Романтизировать в "Аd Marginem" дозволяется другие вещи. Например, выходит в издательстве Лимонов. Романтичен его нынешний статус, таковы же по-новому описанные им вехи пути романтического героя: от войны к войне, от пизды к пизде. А вот новое издание харьковской трилогии может состояться где угодно, но только не в "Аd Marginem"; концепт иначе будет нарушен: пролетарским надлежит быть аду, а не раю. Мысль же Лимонова о том, что Руси тысчонку с гаком лет назад надо было сделать выбор не в пользу христианства, а в пользу ислама, может быть завизирована логотипом "Ad Marginem". Потому что это не занудная восточнославянофильская туфта о мало кому интересных Батых и Зигфридах, а искусный, выверенный эпатаж, способный воздействовать на вменяемого читателя.
Вполне возможно, что первая книжка Владимира Козлова окажется и последней. По крайней мере, завершающие сборник новеллы, в которых герой Козлова наряжается в майку "Мэрилин Мэнсон" и достигает статуса офисного служащего, удаются ему в плане все того же схватывания времени уже не слишком. "Современая реальность" куда сноровистей и основательней ухватывается, например, Денежкиной... Но вот выставить если не на кулачный бой, так на борцовский поединок Козлова с его 80-ми и Денежкину с ее сходкой 90-х и 0-х, то Козлов положит ее на обе лопатки. И хрен знает, что с ней еще потом сделает :-)...
Вообще, я думаю, многих читателей "Гопников" отяготил вопрос: как человек, не просто выросший среди дерьма, но и нашедший себе среди урелных подонков подходящее место, сумел по прошествии лет историю своего отрочества вовсе не бесталанным образом изложить? В тексте "Гопников", конечно, есть свидетельства того, что успеваемость у Андрея Гонцова получше, чем у дебильных классивендов, и семья у него, по мнению учителей, поприличнее, чем у детей рабочих химзавода и клейной фабрики... Но главное, мне кажется, в том, что, в отличие от своих быдловых товарищей, Козлов не был природой лишен воображения, что не только позволило ему в итоге стать литератором (офисным служащим), но и когда-то (возможно) спасало ему жизнь. Дети в примогильном городе гибли очень легко. Допустим, два гопника спорят (на червонец), кто из них кого обгонит: один - на старенькой "Яве", другой - на "чезете". Лидер ралли попадает под "ЗИЛ" и расплескивает мозги по асфальту. Конечно, чтобы затеять такой спор, какие-то зачатки воображения тоже необходимы, но настоящее воображение необходимо для того, чтобы иметь за душой хоть что-то, из-за чего жалко превращаться в труп (или в куски его) по совершенно пустяковому поводу.

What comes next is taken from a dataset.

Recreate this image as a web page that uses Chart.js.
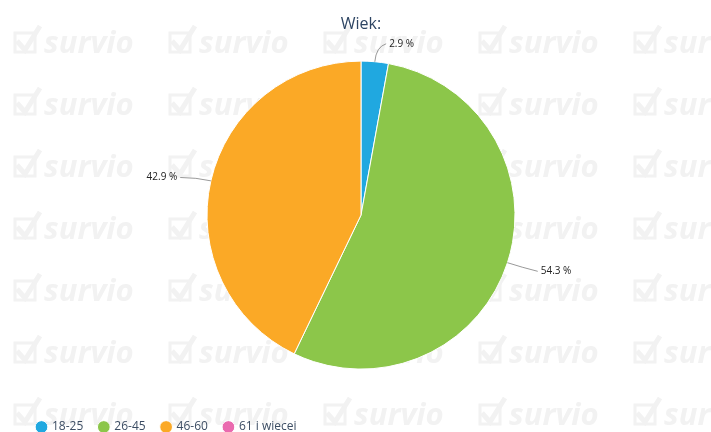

Весь мир - "Война и Мир"; поэтому есть законы универсальные: годящиеся и для войны, и для мира. Селин, исходя из своего опыта участия в первой мировой, пришел к выводу о том, что когда ты лишен воображения, умереть - невелика штука, а вот когда оно у тебя есть, смерть - это уже лишнее. Кулачные бои "район на район" и мотогонки по рабочему району - приметы не военного, а мирного времени. До того, как схватить его, Владимир Козлов сумел в нем выжить. Подозреваю, что в деле выживания воображение оказалось не менее важной вещью, чем в деле схватывания.